I am pleased to introduce Hubertus Fischer as the Dansgaard Award winner, in recognition of his groundbreaking contributions and community leadership in ice core science.
Ice core pioneer Willi Dansgaard started in physics and expanded into chemistry, climate, and environmental sciences. Hubertus followed a similar path. He started in physics (University of Heidelberg, with side trips to Karlsruhe and Oregon). His postdoc at UC San Diego and a research position at the Alfred Wegener Institute expanded his range in climate and environment. Now a professor at the University of Bern, he focuses on the chemistry and physics of ice cores as archives of climate change and global biogeochemical systems.
Hubertus’s team has quantified changes in atmospheric greenhouse gases including their isotopes over timescales and with resolution previously impossible. Hubertus has also developed precise ice core records of chemical aerosol tracers that constrain changes in source and atmospheric circulation. His technical innovations include the use of new mass spectrometric techniques, continuous-flow ice melting, and ice sublimation analysis systems. He has shown that every Dansgaard-Oeschger event in Greenland had an Antarctic counterpart and has illuminated source budgets and exchange processes of greenhouse gases.
Hubertus is a generous community leader. A longtime steering committee member of EuroPICS and IPICS (European/International Partnerships in Ice Core Sciences), he was recently elected cochair. He also cochaired the International Geosphere–Biosphere Programme (IGBP)/Future Earth project Past Global Changes (PAGES). He provided leadership for the European EPICA ice-coring project and the new “Oldest Ice Project,” which seeks to recover million-year-old ice from Antarctica.
Still accelerating at midcareer, Hubertus is among the world’s leaders in paleoclimatology, a community builder, and a warm and generous supporter of students and fellow researchers around the world. Willi Dansgaard would be thrilled to see his pioneering legacy carried on and expanded so elegantly by Hubertus.
—Alan C. Mix, Oregon State University, Corvallis
It requires a kind personality like Alan Mix’s to be so generous with his praise for a scientist from the ice core mafia who comes from the other side of the Atlantic. All the more reason to thank Alan, the other supporters of my nomination, and the Paleoceanography and Paleoclimatology award committee for considering me worthy of this award. Having had the pleasure to meet Willi Dansgaard in person, I feel especially honored to be the first ice core scientist on this as yet short but exceptional list of Dansgaard awardees.
As Alan pointed out, much of my work is based on the development of new analytical techniques that allow us to measure new proxies and obtain isotopic information for a better quantification of past changes in biogeochemical cycles. Accordingly, much of the honor of this award goes to the excellent scientists and dedicated students in my group who have the patience I lack to bring these new methods to perfection and who do not give up on my overly optimistic ideas.
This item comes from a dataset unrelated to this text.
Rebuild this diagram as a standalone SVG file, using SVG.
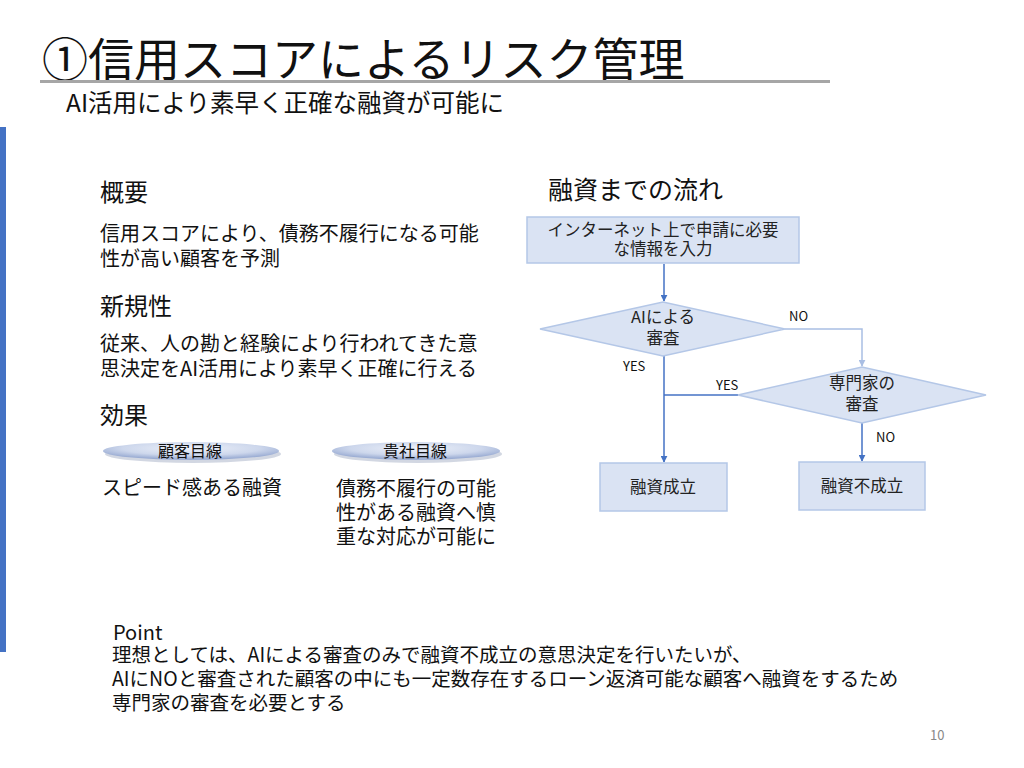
<svg xmlns="http://www.w3.org/2000/svg" width="1024" height="768" viewBox="0 0 1024 768">
<defs>
<style>
text{font-family:"Noto Sans CJK JP","Noto Sans",sans-serif;fill:#111}
.h{font-size:24px}
.b{font-size:20px}
.f{font-size:16.5px;text-anchor:middle;fill:#222}
.l{font-size:13px;fill:#111}
.box{fill:#DAE3F3;stroke:#B4C7E7;stroke-width:1.5}
.c{stroke:#4472C4;stroke-width:1.5;fill:none}
.c2{stroke:#A9BEE3;stroke-width:1.5;fill:none}
.p{font-size:19.5px}
</style>
<marker id="a" viewBox="0 0 10 10" refX="9" refY="5" markerWidth="7" markerHeight="7" orient="auto" markerUnits="userSpaceOnUse">
<path d="M0,0 L10,5 L0,10 z" fill="#4472C4"/>
</marker>
<marker id="a2" viewBox="0 0 10 10" refX="9" refY="5" markerWidth="7" markerHeight="7" orient="auto" markerUnits="userSpaceOnUse">
<path d="M0,0 L10,5 L0,10 z" fill="#A9BEE3"/>
</marker>
<radialGradient id="g" cx="0.5" cy="0.35" r="0.6">
<stop offset="0" stop-color="#EEF2FA"/>
<stop offset="0.65" stop-color="#CDD7EC"/>
<stop offset="1" stop-color="#9AACD3"/>
</radialGradient>
</defs>
<rect width="1024" height="768" fill="#fff"/>
<rect x="0" y="127" width="6" height="525" fill="#4472C4"/>
<g id="title">
<text x="42" y="76" style="font-size:46px" fill="#111">①信用スコアによるリスク管理</text>
<rect x="40" y="80" width="790" height="3" fill="#A6A6A6"/>
<text x="66" y="112" style="font-size:24.5px">AI活用により素早く正確な融資が可能に</text>
</g>
<g id="left">
<text x="100" y="201" class="h">概要</text>
<text x="100" y="241" class="b">信用スコアにより、債務不履行になる可能</text>
<text x="100" y="266" class="b">性が高い顧客を予測</text>
<text x="100" y="315" class="h">新規性</text>
<text x="100" y="351" class="b">従来、人の勘と経験により行われてきた意</text>
<text x="100" y="376" class="b">思決定をAI活用により素早く正確に行える</text>
<text x="100" y="424" class="h">効果</text>
</g>
<g id="customer">
<ellipse cx="193" cy="454" rx="88" ry="9" fill="#7F8DAB" opacity="0.35"/>
<ellipse cx="191" cy="451" rx="88" ry="9" fill="url(#g)"/>
<text x="190" y="457" style="font-size:16px;text-anchor:middle">顧客目線</text>
<text x="102" y="495" class="b">スピード感ある融資</text>
</g>
<g id="company">
<ellipse cx="418" cy="454" rx="84" ry="9" fill="#7F8DAB" opacity="0.35"/>
<ellipse cx="416" cy="451" rx="84" ry="9" fill="url(#g)"/>
<text x="415" y="457" style="font-size:16px;text-anchor:middle">貴社目線</text>
<text x="336" y="496" class="b">債務不履行の可能</text>
<text x="336" y="520" class="b">性がある融資へ慎</text>
<text x="336" y="544" class="b">重な対応が可能に</text>
</g>
<text x="548" y="199" style="font-size:25px">融資までの流れ</text>
<g id="connectors">
<line x1="664" y1="264" x2="664" y2="301" class="c" marker-end="url(#a)"/>
<polyline points="785,329 862,329 862,366" class="c2" marker-end="url(#a2)"/>
<line x1="664" y1="356" x2="664" y2="462" class="c" marker-end="url(#a)"/>
<line x1="738" y1="395" x2="664" y2="395" class="c"/>
<line x1="862" y1="423" x2="862" y2="461" class="c" marker-end="url(#a)"/>
<text x="789" y="321" class="l">NO</text>
<text x="623" y="371" class="l">YES</text>
<text x="716" y="390" class="l">YES</text>
<text x="876" y="442" class="l">NO</text>
</g>
<g id="input">
<rect x="527" y="217" width="272" height="46" class="box"/>
<text x="663" y="236" class="f">インターネット上で申請に必要</text>
<text x="663" y="255" class="f">な情報を入力</text>
</g>
<g id="ai">
<polygon points="540,329 663,302 785,329 663,356" class="box"/>
<text x="663" y="323" class="f">AIによる</text>
<text x="663" y="344" class="f">審査</text>
</g>
<g id="expert">
<polygon points="738,395 862,367 986,395 862,423" class="box"/>
<text x="862" y="389" class="f">専門家の</text>
<text x="862" y="410" class="f">審査</text>
</g>
<g id="ok">
<rect x="600" y="463" width="127" height="48" class="box"/>
<text x="663" y="493" class="f">融資成立</text>
</g>
<g id="ng">
<rect x="799" y="462" width="126" height="48" class="box"/>
<text x="862" y="492" class="f">融資不成立</text>
</g>
<g id="point">
<text x="113" y="640" style="font-size:20px">Point</text>
<text x="112" y="662" class="p">理想としては、AIによる審査のみで融資不成立の意思決定を行いたいが、</text>
<text x="112" y="686" class="p">AIにNOと審査された顧客の中にも一定数存在するローン返済可能な顧客へ融資をするため</text>
<text x="112" y="710" class="p">専門家の審査を必要とする</text>
</g>
<text x="930" y="740" style="font-size:13px;fill:#888">10</text>
</svg>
Paleoscience and ice core science are exciting fields not only because of the possibility to create new knowledge but also because of the opportunity to get to know so many inspiring colleagues in international projects, at conferences, and last but not least during exciting fieldwork on the polar ice sheets. Over many years, I have had the pleasure to be closely connected to IPICS and PAGES, meeting a huge crowd of brilliant paleoscientists. This has widened both my network and my horizon and has substantially influenced my work and my life. I would like to take this opportunity to encourage young and not so young paleoscientists to engage in PAGES, in order to push paleoscience forward, bridge disciplinary boundaries, and help mold future Dansgaard awardees.